**Source data:**
— begin —

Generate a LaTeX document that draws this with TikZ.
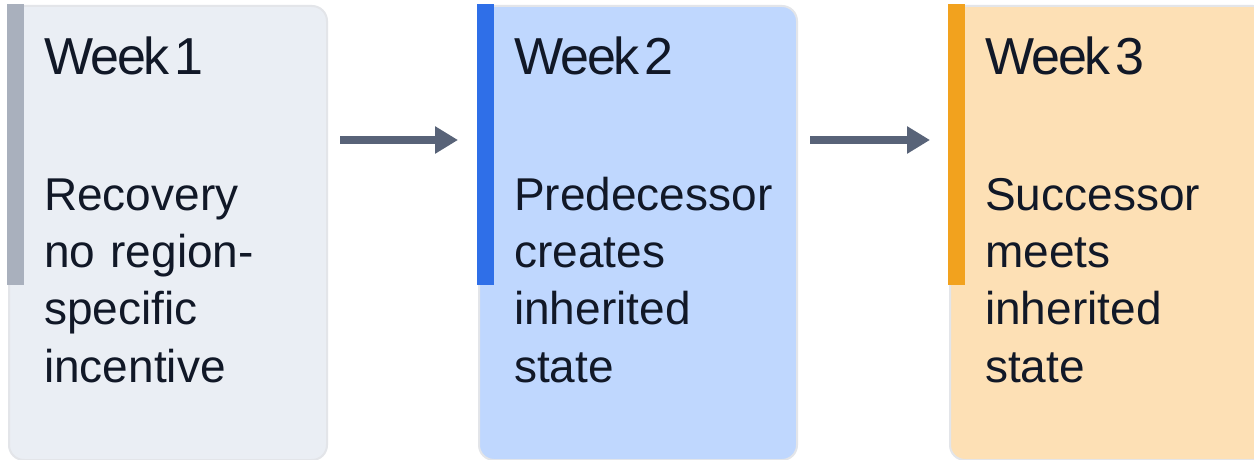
\documentclass[tikz,border=0pt]{standalone}
\usepackage{fontspec}
\setmainfont{Liberation Sans}[WordSpace=0.4]
\newfontfamily\headfont{Liberation Sans}[LetterSpace=-4,WordSpace=0.4]
\usetikzlibrary{arrows.meta}
\definecolor{txt}{HTML}{111827}
\definecolor{bord}{HTML}{E3E5E9}
\definecolor{fillA}{HTML}{EAEEF4}
\definecolor{accA}{HTML}{A9B0BD}
\definecolor{fillB}{HTML}{BFD7FE}
\definecolor{accB}{HTML}{2F6FE8}
\definecolor{fillC}{HTML}{FDE0B5}
\definecolor{accC}{HTML}{F2A21E}
\definecolor{arrc}{HTML}{586378}
\begin{document}
\begin{tikzpicture}[x=1pt,y=1pt,
  card/.style={draw=bord, line width=2pt, rounded corners=15pt, inner sep=0pt,
    minimum width=318pt, minimum height=454pt, anchor=north west},
  title/.style={anchor=base west, inner sep=0pt, text=txt,
    font=\headfont\fontsize{52}{57.5}\selectfont},
  body/.style={anchor=base west, inner sep=0pt, text=txt, align=left, text width=300pt,
    font=\fontsize{46}{57.5}\selectfont},
  flow/.style={draw=arrc, line width=8pt, -{Triangle[length=23pt,width=26pt]}}]
\useasboundingbox (0,0) rectangle (1254,-460);
\clip (0,0) rectangle (1254,-460);
\fill[white] (0,0) rectangle (1254,-460);
% cards
\node[card, fill=fillA] (c1) at (8,-5) {};
\node[card, fill=fillB] (c2) at (478,-5) {};
\node[card, fill=fillC] (c3) at (949,-5) {};
% accent bars
\fill[accA] (7,-4) rectangle (24,-285);
\fill[accB] (477,-4) rectangle (494,-285);
\fill[accC] (948,-4) rectangle (965,-285);
% texts
\node[title] (t1) at (44,-75) {Week 1};
\node[title] (t2) at (514,-75) {Week 2};
\node[title] (t3) at (985,-75) {Week 3};
\node[body] (d1) at (44,-210) {Recovery\\no region-\\specific\\incentive};
\node[body] (d2) at (514,-210) {Predecessor\\creates\\inherited\\state};
\node[body] (d3) at (985,-210) {Successor\\meets\\inherited\\state};
% connectors
\coordinate (a1s) at ([xshift=12pt]c1.east |- 0,-140);
\coordinate (a1e) at ([xshift=-20pt]c2.west |- 0,-140);
\coordinate (a2s) at ([xshift=12pt]c2.east |- 0,-140);
\coordinate (a2e) at ([xshift=-19pt]c3.west |- 0,-140);
\draw[flow] (a1s) -- (a1e);
\draw[flow] (a2s) -- (a2e);
\end{tikzpicture}
\end{document}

— end —

**Given task:** Return the full material word for word. Do not include the pictures.

**Exercise solution:**
Generate a LaTeX document that draws this with TikZ.
\documentclass[tikz,border=0pt]{standalone}
\usepackage{fontspec}
\setmainfont{Liberation Sans}[WordSpace=0.4]
\newfontfamily\headfont{Liberation Sans}[LetterSpace=-4,WordSpace=0.4]
\usetikzlibrary{arrows.meta}
\definecolor{txt}{HTML}{111827}
\definecolor{bord}{HTML}{E3E5E9}
\definecolor{fillA}{HTML}{EAEEF4}
\definecolor{accA}{HTML}{A9B0BD}
\definecolor{fillB}{HTML}{BFD7FE}
\definecolor{accB}{HTML}{2F6FE8}
\definecolor{fillC}{HTML}{FDE0B5}
\definecolor{accC}{HTML}{F2A21E}
\definecolor{arrc}{HTML}{586378}
\begin{document}
\begin{tikzpicture}[x=1pt,y=1pt,
  card/.style={draw=bord, line width=2pt, rounded corners=15pt, inner sep=0pt,
    minimum width=318pt, minimum height=454pt, anchor=north west},
  title/.style={anchor=base west, inner sep=0pt, text=txt,
    font=\headfont\fontsize{52}{57.5}\selectfont},
  body/.style={anchor=base west, inner sep=0pt, text=txt, align=left, text width=300pt,
    font=\fontsize{46}{57.5}\selectfont},
  flow/.style={draw=arrc, line width=8pt, -{Triangle[length=23pt,width=26pt]}}]
\useasboundingbox (0,0) rectangle (1254,-460);
\clip (0,0) rectangle (1254,-460);
\fill[white] (0,0) rectangle (1254,-460);
% cards
\node[card, fill=fillA] (c1) at (8,-5) {};
\node[card, fill=fillB] (c2) at (478,-5) {};
\node[card, fill=fillC] (c3) at (949,-5) {};
% accent bars
\fill[accA] (7,-4) rectangle (24,-285);
\fill[accB] (477,-4) rectangle (494,-285);
\fill[accC] (948,-4) rectangle (965,-285);
% texts
\node[title] (t1) at (44,-75) {Week 1};
\node[title] (t2) at (514,-75) {Week 2};
\node[title] (t3) at (985,-75) {Week 3};
\node[body] (d1) at (44,-210) {Recovery\\no region-\\specific\\incentive};
\node[body] (d2) at (514,-210) {Predecessor\\creates\\inherited\\state};
\node[body] (d3) at (985,-210) {Successor\\meets\\inherited\\state};
% connectors
\coordinate (a1s) at ([xshift=12pt]c1.east |- 0,-140);
\coordinate (a1e) at ([xshift=-20pt]c2.west |- 0,-140);
\coordinate (a2s) at ([xshift=12pt]c2.east |- 0,-140);
\coordinate (a2e) at ([xshift=-19pt]c3.west |- 0,-140);
\draw[flow] (a1s) -- (a1e);
\draw[flow] (a2s) -- (a2e);
\end{tikzpicture}
\end{document}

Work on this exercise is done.